_Your task_
Exactly reproduce the lines that follow.

* * * * * * * * *

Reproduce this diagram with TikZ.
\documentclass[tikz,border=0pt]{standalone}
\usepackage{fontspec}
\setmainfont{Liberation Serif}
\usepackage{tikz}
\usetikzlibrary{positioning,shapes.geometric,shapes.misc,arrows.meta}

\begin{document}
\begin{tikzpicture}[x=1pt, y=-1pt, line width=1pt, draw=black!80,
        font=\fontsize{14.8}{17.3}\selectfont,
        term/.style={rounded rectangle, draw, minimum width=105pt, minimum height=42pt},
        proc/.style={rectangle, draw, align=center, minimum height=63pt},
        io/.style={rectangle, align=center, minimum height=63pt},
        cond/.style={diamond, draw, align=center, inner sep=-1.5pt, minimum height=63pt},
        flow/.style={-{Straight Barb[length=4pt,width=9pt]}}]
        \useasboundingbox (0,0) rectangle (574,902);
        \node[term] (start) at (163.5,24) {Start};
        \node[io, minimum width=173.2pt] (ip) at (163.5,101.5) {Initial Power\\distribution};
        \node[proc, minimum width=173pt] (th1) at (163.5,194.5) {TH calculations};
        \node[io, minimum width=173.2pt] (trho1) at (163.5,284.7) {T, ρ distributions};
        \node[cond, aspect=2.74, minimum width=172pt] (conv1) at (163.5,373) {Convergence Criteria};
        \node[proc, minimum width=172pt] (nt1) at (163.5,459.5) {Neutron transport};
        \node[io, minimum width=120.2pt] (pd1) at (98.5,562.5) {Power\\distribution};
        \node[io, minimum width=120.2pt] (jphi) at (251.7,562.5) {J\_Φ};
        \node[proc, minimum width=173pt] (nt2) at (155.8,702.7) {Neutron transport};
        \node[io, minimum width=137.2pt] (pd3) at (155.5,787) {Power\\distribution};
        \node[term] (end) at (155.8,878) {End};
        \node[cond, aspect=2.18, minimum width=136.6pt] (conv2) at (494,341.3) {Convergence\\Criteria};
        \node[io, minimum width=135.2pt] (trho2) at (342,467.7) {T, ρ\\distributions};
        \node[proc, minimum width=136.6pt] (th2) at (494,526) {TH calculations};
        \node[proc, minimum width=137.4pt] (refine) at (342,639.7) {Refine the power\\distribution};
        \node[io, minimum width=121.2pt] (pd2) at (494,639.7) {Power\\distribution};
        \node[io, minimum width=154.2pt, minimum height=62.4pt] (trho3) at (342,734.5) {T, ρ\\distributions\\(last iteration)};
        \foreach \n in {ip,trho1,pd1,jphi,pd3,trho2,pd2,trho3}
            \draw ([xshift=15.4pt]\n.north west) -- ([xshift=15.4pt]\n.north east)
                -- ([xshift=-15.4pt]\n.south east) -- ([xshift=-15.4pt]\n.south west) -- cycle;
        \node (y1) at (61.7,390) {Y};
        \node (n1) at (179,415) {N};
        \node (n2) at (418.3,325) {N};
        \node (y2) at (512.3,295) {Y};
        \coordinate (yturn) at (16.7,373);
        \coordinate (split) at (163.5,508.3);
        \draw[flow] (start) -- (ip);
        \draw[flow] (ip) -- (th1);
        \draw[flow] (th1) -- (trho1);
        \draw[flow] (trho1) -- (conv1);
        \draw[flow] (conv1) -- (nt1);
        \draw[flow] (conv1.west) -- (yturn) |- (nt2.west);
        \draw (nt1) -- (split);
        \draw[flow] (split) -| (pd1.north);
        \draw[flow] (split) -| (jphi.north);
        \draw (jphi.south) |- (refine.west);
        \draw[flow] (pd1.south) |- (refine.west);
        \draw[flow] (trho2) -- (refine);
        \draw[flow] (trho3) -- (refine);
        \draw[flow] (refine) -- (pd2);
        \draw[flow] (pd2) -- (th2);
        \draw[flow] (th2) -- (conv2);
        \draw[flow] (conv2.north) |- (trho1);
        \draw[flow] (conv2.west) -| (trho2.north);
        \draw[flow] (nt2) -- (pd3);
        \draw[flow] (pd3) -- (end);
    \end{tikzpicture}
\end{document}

* * * * * * * * *

_Correct result_
Reproduce this diagram with TikZ.
\documentclass[tikz,border=0pt]{standalone}
\usepackage{fontspec}
\setmainfont{Liberation Serif}
\usepackage{tikz}
\usetikzlibrary{positioning,shapes.geometric,shapes.misc,arrows.meta}

\begin{document}
\begin{tikzpicture}[x=1pt, y=-1pt, line width=1pt, draw=black!80,
        font=\fontsize{14.8}{17.3}\selectfont,
        term/.style={rounded rectangle, draw, minimum width=105pt, minimum height=42pt},
        proc/.style={rectangle, draw, align=center, minimum height=63pt},
        io/.style={rectangle, align=center, minimum height=63pt},
        cond/.style={diamond, draw, align=center, inner sep=-1.5pt, minimum height=63pt},
        flow/.style={-{Straight Barb[length=4pt,width=9pt]}}]
        \useasboundingbox (0,0) rectangle (574,902);
        \node[term] (start) at (163.5,24) {Start};
        \node[io, minimum width=173.2pt] (ip) at (163.5,101.5) {Initial Power\\distribution};
        \node[proc, minimum width=173pt] (th1) at (163.5,194.5) {TH calculations};
        \node[io, minimum width=173.2pt] (trho1) at (163.5,284.7) {T, ρ distributions};
        \node[cond, aspect=2.74, minimum width=172pt] (conv1) at (163.5,373) {Convergence Criteria};
        \node[proc, minimum width=172pt] (nt1) at (163.5,459.5) {Neutron transport};
        \node[io, minimum width=120.2pt] (pd1) at (98.5,562.5) {Power\\distribution};
        \node[io, minimum width=120.2pt] (jphi) at (251.7,562.5) {J\_Φ};
        \node[proc, minimum width=173pt] (nt2) at (155.8,702.7) {Neutron transport};
        \node[io, minimum width=137.2pt] (pd3) at (155.5,787) {Power\\distribution};
        \node[term] (end) at (155.8,878) {End};
        \node[cond, aspect=2.18, minimum width=136.6pt] (conv2) at (494,341.3) {Convergence\\Criteria};
        \node[io, minimum width=135.2pt] (trho2) at (342,467.7) {T, ρ\\distributions};
        \node[proc, minimum width=136.6pt] (th2) at (494,526) {TH calculations};
        \node[proc, minimum width=137.4pt] (refine) at (342,639.7) {Refine the power\\distribution};
        \node[io, minimum width=121.2pt] (pd2) at (494,639.7) {Power\\distribution};
        \node[io, minimum width=154.2pt, minimum height=62.4pt] (trho3) at (342,734.5) {T, ρ\\distributions\\(last iteration)};
        \foreach \n in {ip,trho1,pd1,jphi,pd3,trho2,pd2,trho3}
            \draw ([xshift=15.4pt]\n.north west) -- ([xshift=15.4pt]\n.north east)
                -- ([xshift=-15.4pt]\n.south east) -- ([xshift=-15.4pt]\n.south west) -- cycle;
        \node (y1) at (61.7,390) {Y};
        \node (n1) at (179,415) {N};
        \node (n2) at (418.3,325) {N};
        \node (y2) at (512.3,295) {Y};
        \coordinate (yturn) at (16.7,373);
        \coordinate (split) at (163.5,508.3);
        \draw[flow] (start) -- (ip);
        \draw[flow] (ip) -- (th1);
        \draw[flow] (th1) -- (trho1);
        \draw[flow] (trho1) -- (conv1);
        \draw[flow] (conv1) -- (nt1);
        \draw[flow] (conv1.west) -- (yturn) |- (nt2.west);
        \draw (nt1) -- (split);
        \draw[flow] (split) -| (pd1.north);
        \draw[flow] (split) -| (jphi.north);
        \draw (jphi.south) |- (refine.west);
        \draw[flow] (pd1.south) |- (refine.west);
        \draw[flow] (trho2) -- (refine);
        \draw[flow] (trho3) -- (refine);
        \draw[flow] (refine) -- (pd2);
        \draw[flow] (pd2) -- (th2);
        \draw[flow] (th2) -- (conv2);
        \draw[flow] (conv2.north) |- (trho1);
        \draw[flow] (conv2.west) -| (trho2.north);
        \draw[flow] (nt2) -- (pd3);
        \draw[flow] (pd3) -- (end);
    \end{tikzpicture}
\end{document}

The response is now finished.